8. Ethan Allen Arrives in Town
The affairs of the settlers on the New Hampshire Grants in the fall of 1769 seemed now to be approaching a crisis. Actions of ejectment had been commenced which were soon expected to be brought to trial, and on their result depended the titles to their farms, at least so far as the courts of New York could determine the title. Although they had little confidence in the tribunals of that province, they resolved to appear and make the best defense in their power.

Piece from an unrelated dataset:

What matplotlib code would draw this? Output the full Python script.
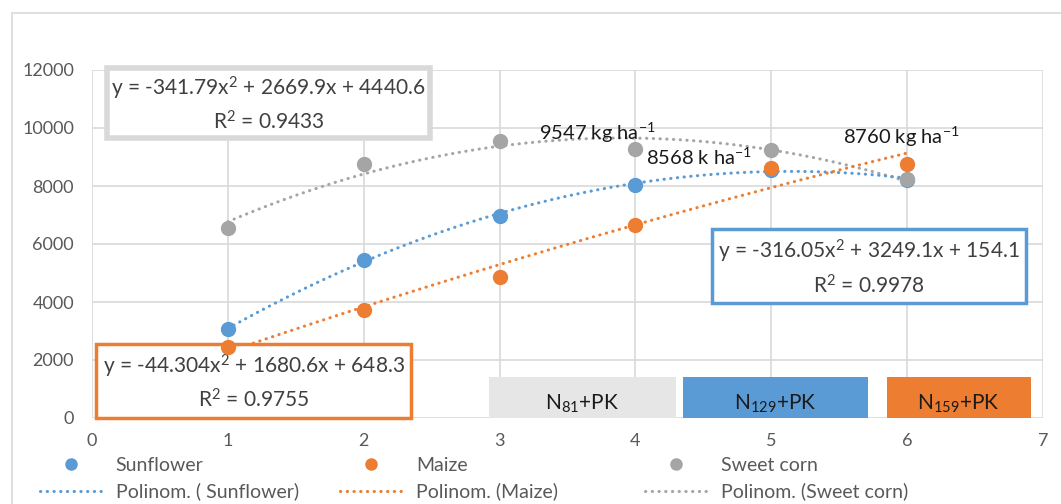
import numpy as np
import matplotlib
matplotlib.use('Agg')
import matplotlib.pyplot as plt
from matplotlib.patches import Rectangle
from matplotlib.lines import Line2D

plt.rcParams['font.family'] = ['Lato', 'DejaVu Sans']
plt.rcParams['mathtext.fontset'] = 'custom'
plt.rcParams['mathtext.rm'] = 'Lato'
plt.rcParams['mathtext.it'] = 'Lato'

doses = [1, 2, 3, 4, 5, 6]
sunflower = [3070, 5450, 6980, 8040, 8568, 8220]
maize = [2450, 3720, 4860, 6650, 8620, 8760]
sweet_corn = [6550, 8750, 9547, 9280, 9240, 8240]

# trendline coefficients as printed on the chart (a, b, c)
fit_sun = [-316.05, 3249.1, 154.1]
fit_maize = [-44.304, 1680.6, 648.3]
fit_sweet = [-341.79, 2669.9, 4440.6]
r2_sun, r2_maize, r2_sweet = 0.9978, 0.9755, 0.9433

blue = '#5B9BD5'
orange = '#ED7D31'
grey = '#A5A5A5'
txt = '#404040'

fig = plt.figure(figsize=(10.61, 5.04), dpi=100)
ax = fig.add_axes([92/1061, 1 - 418/504, (1043 - 92)/1061, (418 - 70)/504])

# chart border
fig.patches.append(Rectangle((12/1061, -0.1), 1.2, 0.1 + 1 - 13/504, transform=fig.transFigure,
                             fill=False, edgecolor='#D9D9D9', lw=1.2))

ax.set_xlim(0, 7)
ax.set_ylim(0, 12000)
ax.xaxis.set_major_locator(plt.MultipleLocator(1))
ax.yaxis.set_major_locator(plt.MultipleLocator(2000))
ax.grid(True, color='#D9D9D9', lw=1.2)
ax.set_axisbelow(True)
for s in ax.spines.values():
    s.set_visible(False)
ax.tick_params(length=0, labelsize=13, labelcolor='#595959')
ax.tick_params(axis='y', pad=13)
ax.tick_params(axis='x', pad=11)

xx = np.linspace(1, 6, 200)
dot = (0, (0.1, 2.1))
ax.plot(xx, np.polyval(fit_sweet, xx), color=grey, lw=2.2, ls=dot, dash_capstyle='round', zorder=2)
ax.plot(xx, np.polyval(fit_sun, xx), color=blue, lw=2.2, ls=dot, dash_capstyle='round', zorder=2)
ax.plot(xx, np.polyval(fit_maize, xx), color=orange, lw=2.2, ls=dot, dash_capstyle='round', zorder=2)
ax.plot(doses, sunflower, 'o', color=blue, ms=10, zorder=5)
ax.plot(doses, sweet_corn, 'o', color=grey, ms=10, zorder=5)
ax.plot(doses, maize, 'o', color=orange, ms=10, zorder=5)


def eq(c, r2):
    return 'y = %gx$^2$ + %gx + %g\nR$^2$ = %.4f' % (c[0], c[1], c[2], r2)


ax.text(1.3, 10830, eq(fit_sweet, r2_sweet), ha='center', va='center', fontsize=15, color=txt,
        linespacing=1.45, zorder=4,
        bbox=dict(boxstyle='square,pad=0.2', fc='white', ec='#D9D9D9', lw=4))
ax.text(5.72, 5190, eq(fit_sun, r2_sun), ha='center', va='center', fontsize=15, color=txt,
        linespacing=1.45, zorder=4,
        bbox=dict(boxstyle='square,pad=0.3', fc='white', ec=blue, lw=2.5))
ax.text(1.19, 1240, eq(fit_maize, r2_maize), ha='center', va='center', fontsize=15, color=txt,
        linespacing=1.45, zorder=4,
        bbox=dict(boxstyle='square,pad=0.3', fc='white', ec=orange, lw=2.5))

ax.text(3.72, 9830, '9547 kg ha$^{-1}$', ha='center', va='center', fontsize=14.5, color='#1a1a1a')
ax.text(4.08, 9000, '8568 k ha$^{-1}$', ha='left', va='center', fontsize=14.5, color='#1a1a1a')
ax.text(5.53, 9680, '8760 kg ha$^{-1}$', ha='left', va='center', fontsize=14.5, color='#1a1a1a')

boxes = [(2.92, 4.30, '#E7E6E6', 'N$_{81}$+PK'),
         (4.35, 5.71, blue, 'N$_{129}$+PK'),
         (5.85, 6.91, orange, 'N$_{159}$+PK')]
for x0, x1, c, lab in boxes:
    ax.add_patch(Rectangle((x0, 0), x1 - x0, 1410, fc=c, ec='none', zorder=3))
    ax.text((x0 + x1) / 2, 480, lab, ha='center', va='center', fontsize=15, color='#1a1a1a', zorder=4)

legs = [('Sunflower', 'Polinom. ( Sunflower)', blue, 40),
        ('Maize', 'Polinom. (Maize)', orange, 340),
        ('Sweet corn', 'Polinom. (Sweet corn)', grey, 645)]
for name, poly, c, px in legs:
    h = [Line2D([], [], ls='none', marker='o', color=c, ms=8),
         Line2D([], [], color=c, lw=2.2, ls=dot, dash_capstyle='round')]
    fig.legend(h, [name, poly], loc='upper left', bbox_to_anchor=(px/1061, 1 - 457/504),
               frameon=False, fontsize=14, labelcolor='#595959', handlelength=3.2,
               handletextpad=0.7, labelspacing=0.45, borderaxespad=0, borderpad=0)

fig.savefig('out.png', dpi=100)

About this time, Ethan Allen, afterwards so distinguished in the annals of the Hampshire Grants, came to this territory. He was an athletic man, of strong intellect, and though without much early education, of considerable general information. He was bold, inclining to rashness — had great confidence in his own powers both of body and mind — and having a more extensive acquaintance in New England and New York than most of the settlers, his aid was deemed valuable in the important controversy in which they were engaged.
He could write a letter or an argument in strong and intelligible, if not in accurate and polished language, and could address a multitude and maybe a court if occasion required, with skill and effect. His qualifications for usefulness were soon put in requisition by his employment as an agent in defending the suits against the settlers, which were shortly expected to be tried at Albany.
Ethan Allen traveled to New Hampshire and obtained copies of Governor Wentworth's commission and instructions from the King, under which the grants to the settlers had been made. He next went to Connecticut and engaged the services of Mr. Ingersol, an eminent counselor of that day. In June 1770 these gentlemen, with the defendants, appeared before the courts at Albany and attended the trial against Josiah Carpenter of Shaftsbury.
The counsel produced to the court the papers before mentioned, and also the charter of the township of Shaftsbury, and the defendant's deed from the original proprietors. These papers were at once rejected by the court as having no weight in the case; because they presupposed that the boundary of New Hampshire might reach westward of the Connecticut River, a point not to be admitted as possible by any New York court or jury. The verdict was, of course, given for the plaintiff.
Indeed, the whole process was a piece of idle formality. It was the theoretical and practical doctrine of the New York government that all of Governor Wentworth's grants were illegal; and many of the judges and lawyers were personally interested in the subsequent New York patents, so that a decision adverse to their declared opinions of the law, and to their private interests, was not to be expected. Two other cases were tried with like results.
Because all the cases of ejectment stood precisely on the same footing, the decision in these cases was deemed a precedent for all the rest; and the defendants perceived that it was useless to contend and therefore further abandoned all defense. Sundry other cases were brought up and decided against the occupants, without opposition.
The defendants and their friends did not, however, contemplate that the matter was to end in Albany. It is related that after Allen retired from court, two or three gentlemen interested in the New York grants called upon him, one of whom was the King's attorney general for the colony, and advised him to go home and persuade his friends in the Green Mountains to make the best terms they could with their new landlords, intimating that their cause was now desperate, and reminding him of the proverb that "might often prevails against right."
Neither admiring the delicacy of this sentiment nor intimidated by the threat it held out, Allen replied, "The gods of the vallies are not the gods of the hills!" This laconic figure of speech he left to be interpreted by his visitors, adding only, when an explanation was asked by John Tabor Kempe, the King's attorney, that if he would accompany Allen to Bennington the sense should be made clear.
The suits being thus determined, Allen and his friends returned and reported the particulars to the settlers. The news spread from habitation to habitation, and created a loud murmur of discontent among the people. Seeing, as they thought, the door of justice shut against them, and having tried in vain all practicable means of securing their rights, they resolved to appeal to the last arbiter of disputes.
The inhabitants of Bennington immediately assembled, and came to a formal determination to defend their property by force, and to unite in resisting all encroachments upon the lands occupied by persons holding titles under the warrants granted by the governor of New Hampshire. This bold step was promptly taken, and with a determination to adhere to it at any hazard, and without regard to consequences. In this resolution they were supported by the settlers in the other towns of the county, who soon came to the same determination.